The rise of artificial intelligence has led some to wonder if data-driven "black boxes" will replace our traditional physics-based models. The most exciting applications of kernel-driven models suggest a different, more powerful path: a synthesis of the two. We can build "physics-informed" machine learning models that use the structure of our physical theories to learn more efficiently and robustly from data.

Returning to the problem of retrieving Earth's albedo, instead of just feeding raw reflectance values and angles into a massive neural network and hoping for the best, we can design the network's inputs to be more physically meaningful. We can use our knowledge of kernel-driven BRDF models to supply the network not with raw angles, but with features like the hemispherical integrals of the basis kernels. These integrals are the exact quantities needed to compute albedo if the BRDF parameters were known. By providing them as inputs, we are giving the network a massive hint, guiding it toward learning the correct physical relationship. This marriage of physical insight and machine learning flexibility allows us to build models that are not only accurate but also more interpretable and trustworthy.

After seeing the astonishing versatility of these models, one might ask: is there a "best" kernel? A universal choice that works for everything? The "No Free Lunch" theorem of machine learning gives a clear and profound answer: no. The theorem states that, when averaged over all possible problems, every learning algorithm performs equally.
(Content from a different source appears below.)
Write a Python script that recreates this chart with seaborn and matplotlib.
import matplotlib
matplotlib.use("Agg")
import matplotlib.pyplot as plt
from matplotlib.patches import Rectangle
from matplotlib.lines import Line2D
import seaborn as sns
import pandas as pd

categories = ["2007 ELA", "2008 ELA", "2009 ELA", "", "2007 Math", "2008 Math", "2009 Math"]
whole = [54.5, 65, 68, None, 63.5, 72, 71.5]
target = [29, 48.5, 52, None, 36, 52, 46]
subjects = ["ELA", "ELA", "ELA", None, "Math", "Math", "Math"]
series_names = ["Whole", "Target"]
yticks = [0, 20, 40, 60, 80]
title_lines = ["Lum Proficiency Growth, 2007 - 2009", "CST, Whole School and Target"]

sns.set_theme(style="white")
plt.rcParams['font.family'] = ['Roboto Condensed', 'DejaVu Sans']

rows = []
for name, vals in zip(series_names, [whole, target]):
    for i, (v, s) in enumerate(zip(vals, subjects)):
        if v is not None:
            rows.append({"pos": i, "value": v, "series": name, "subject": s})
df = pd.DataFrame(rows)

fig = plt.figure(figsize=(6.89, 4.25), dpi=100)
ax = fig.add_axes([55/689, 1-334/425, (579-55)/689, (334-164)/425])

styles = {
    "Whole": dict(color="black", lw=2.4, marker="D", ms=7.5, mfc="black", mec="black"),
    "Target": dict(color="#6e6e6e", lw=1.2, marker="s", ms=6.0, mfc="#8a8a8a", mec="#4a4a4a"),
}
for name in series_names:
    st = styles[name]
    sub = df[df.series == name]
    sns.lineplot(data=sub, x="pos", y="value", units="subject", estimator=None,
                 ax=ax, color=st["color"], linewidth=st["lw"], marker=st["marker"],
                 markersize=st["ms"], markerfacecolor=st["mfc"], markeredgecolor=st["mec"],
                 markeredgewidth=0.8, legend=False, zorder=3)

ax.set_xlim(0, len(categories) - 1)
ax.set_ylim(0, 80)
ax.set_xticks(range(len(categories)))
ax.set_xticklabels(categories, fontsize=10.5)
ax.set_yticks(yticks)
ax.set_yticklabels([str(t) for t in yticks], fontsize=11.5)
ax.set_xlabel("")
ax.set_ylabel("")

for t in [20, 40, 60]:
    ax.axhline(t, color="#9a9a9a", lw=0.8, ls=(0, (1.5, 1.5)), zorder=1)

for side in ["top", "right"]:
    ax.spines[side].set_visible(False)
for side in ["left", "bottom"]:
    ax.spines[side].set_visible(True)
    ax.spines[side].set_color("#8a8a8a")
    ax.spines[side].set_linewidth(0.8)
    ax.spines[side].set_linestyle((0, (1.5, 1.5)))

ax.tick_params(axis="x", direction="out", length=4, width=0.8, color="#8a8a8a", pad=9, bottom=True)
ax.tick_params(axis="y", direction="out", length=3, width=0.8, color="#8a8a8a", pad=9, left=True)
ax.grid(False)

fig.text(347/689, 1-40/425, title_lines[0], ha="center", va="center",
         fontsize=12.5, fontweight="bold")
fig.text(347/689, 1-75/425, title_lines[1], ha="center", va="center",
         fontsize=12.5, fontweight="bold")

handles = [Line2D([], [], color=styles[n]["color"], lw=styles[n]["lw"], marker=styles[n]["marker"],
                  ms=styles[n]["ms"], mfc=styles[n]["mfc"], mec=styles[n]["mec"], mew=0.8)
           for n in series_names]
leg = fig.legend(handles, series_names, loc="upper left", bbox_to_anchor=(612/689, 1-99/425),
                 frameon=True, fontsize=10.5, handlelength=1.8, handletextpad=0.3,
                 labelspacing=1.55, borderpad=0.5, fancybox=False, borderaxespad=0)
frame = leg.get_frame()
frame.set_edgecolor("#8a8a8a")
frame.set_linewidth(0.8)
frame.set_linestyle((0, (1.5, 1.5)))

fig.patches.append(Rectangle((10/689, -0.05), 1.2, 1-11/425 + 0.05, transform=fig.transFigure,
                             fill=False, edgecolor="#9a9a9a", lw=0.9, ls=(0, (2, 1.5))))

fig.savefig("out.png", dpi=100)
We can see this vividly with a thought experiment. Imagine a world where the relationship between inputs and outputs is pure random noise—where labels are assigned by a fair coin flip, completely independent of the features. In such a world, no amount of cleverness can find a pattern, because no pattern exists. A linear kernel, a polynomial kernel, or a sophisticated RBF kernel will all perform identically, achieving an average accuracy of exactly 50%. No algorithm can get a "free lunch" by outperforming others on every problem.
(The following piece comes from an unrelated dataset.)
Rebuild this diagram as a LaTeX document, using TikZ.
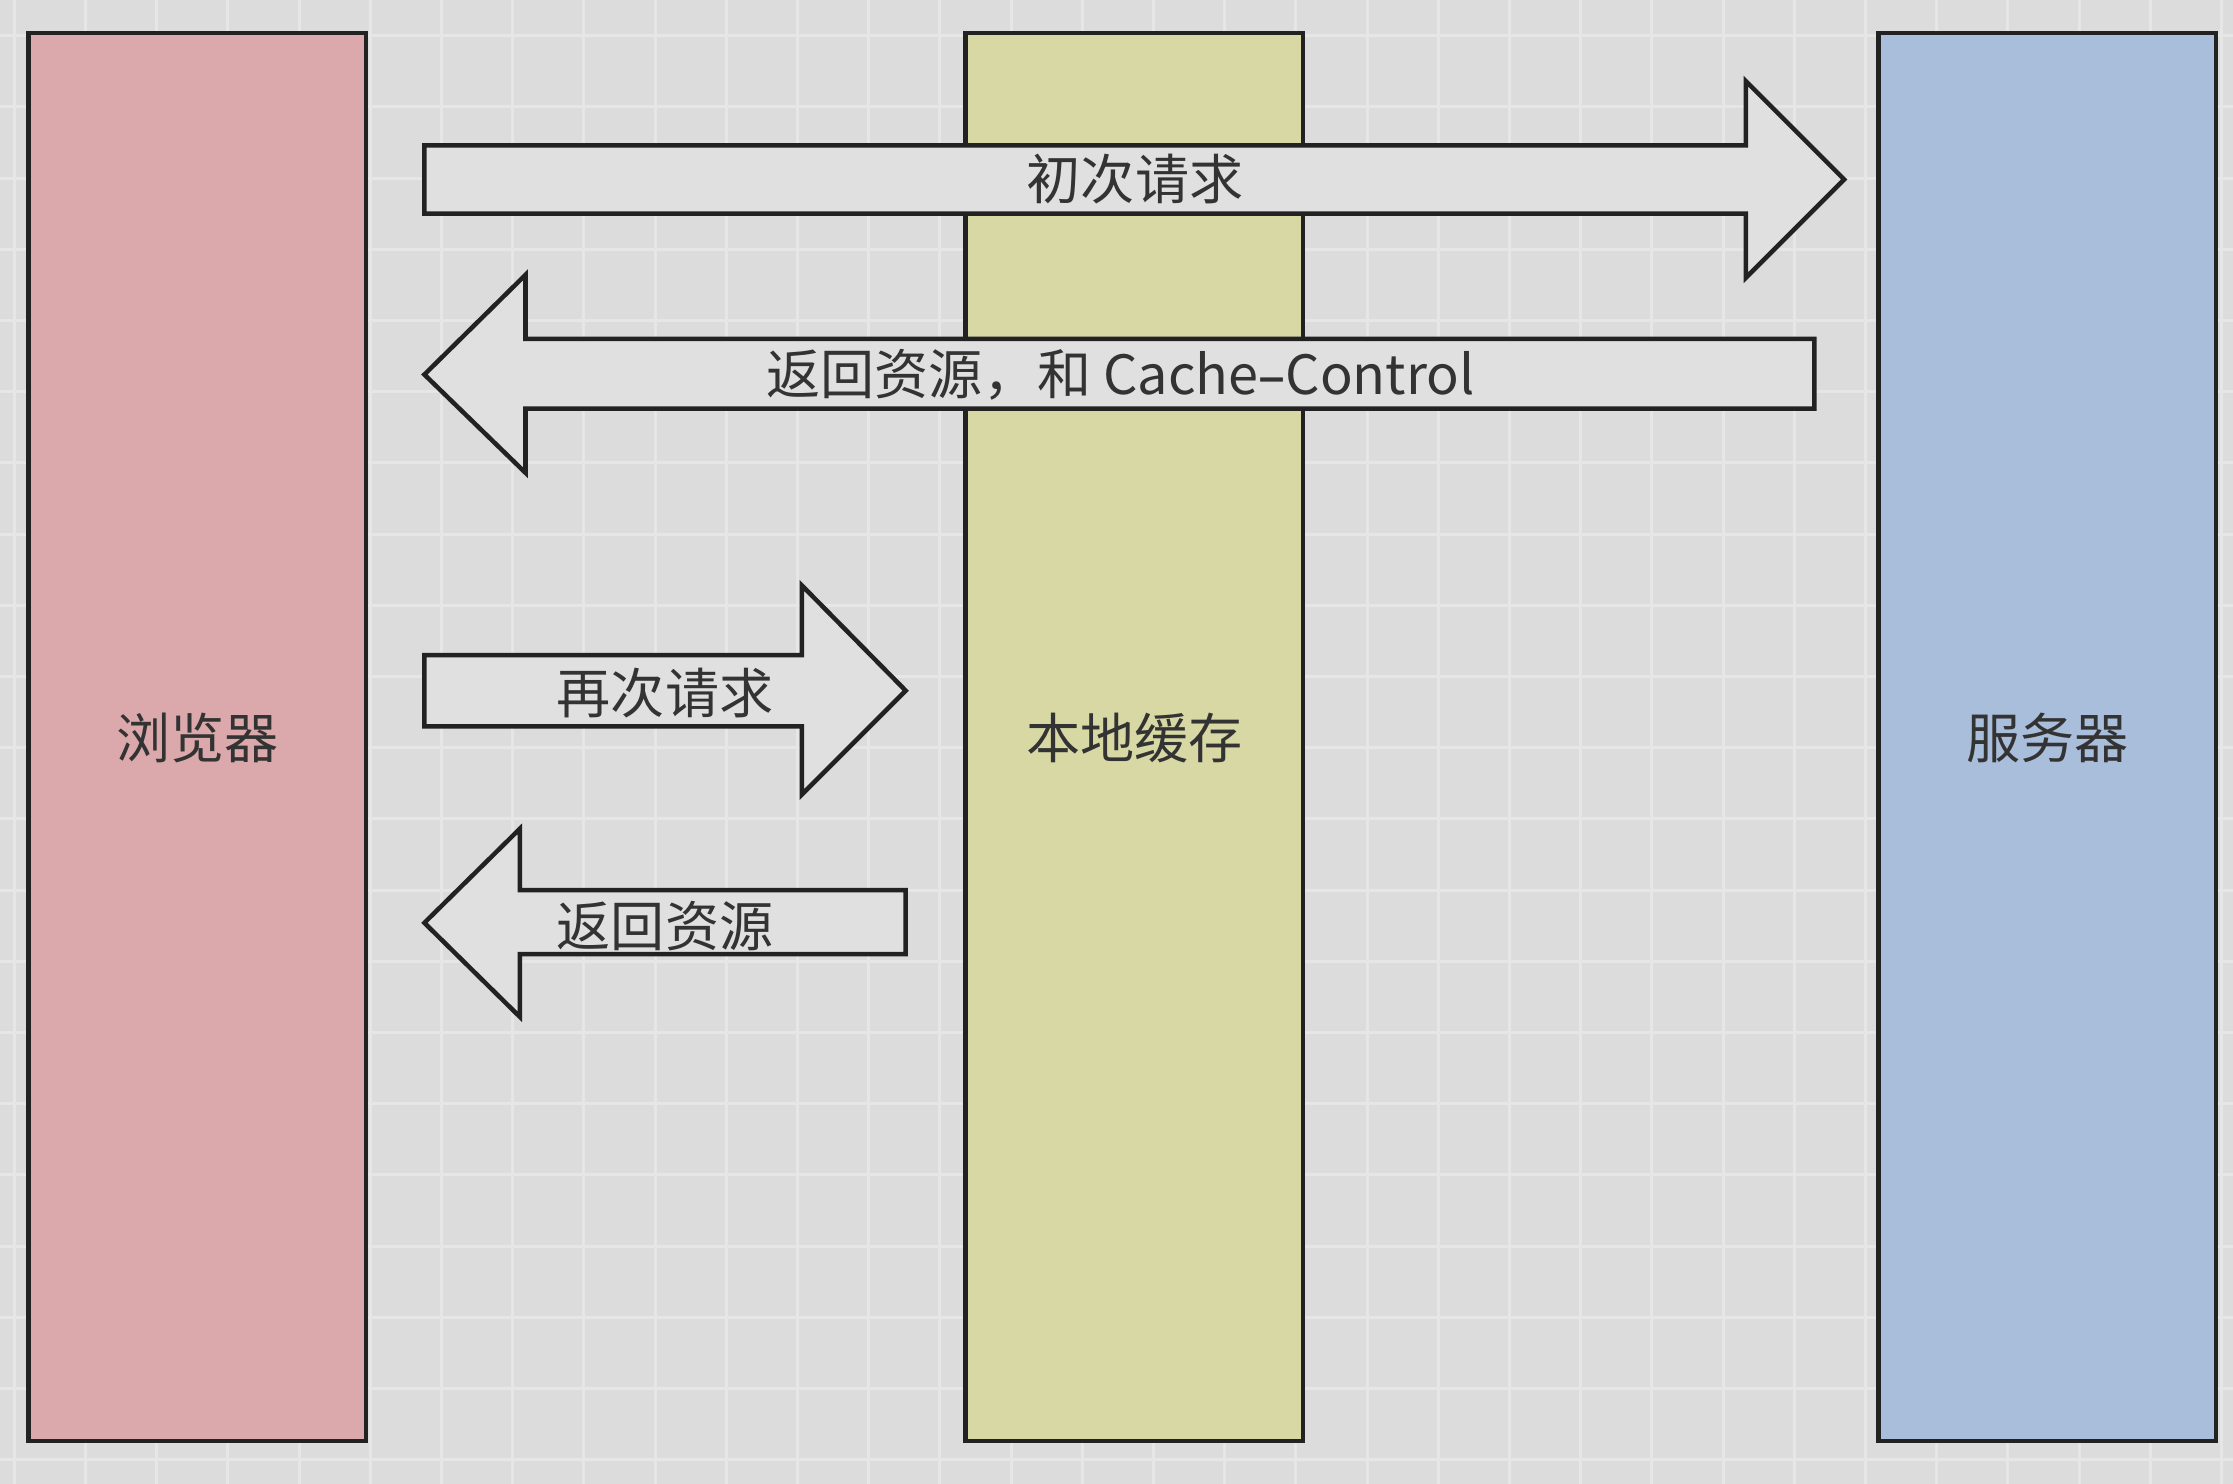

The resounding success of kernel-driven models in science is, therefore, not a mathematical accident. It is a testament to the fact that our universe is not random. It has structure. The kernels we choose—the Ross-Li kernels for canopies, the Gaussian kernels for molecular interactions—work well because they embody assumptions that are true about the physical systems we are studying. The lunch is not free. We "pay" for it with our scientific insight, embedding our hard-won knowledge about the world into the mathematical form of the kernel. And in doing so, we create models that do more than just fit curves—they capture, in their own elegant way, a small piece of the universe's underlying harmony.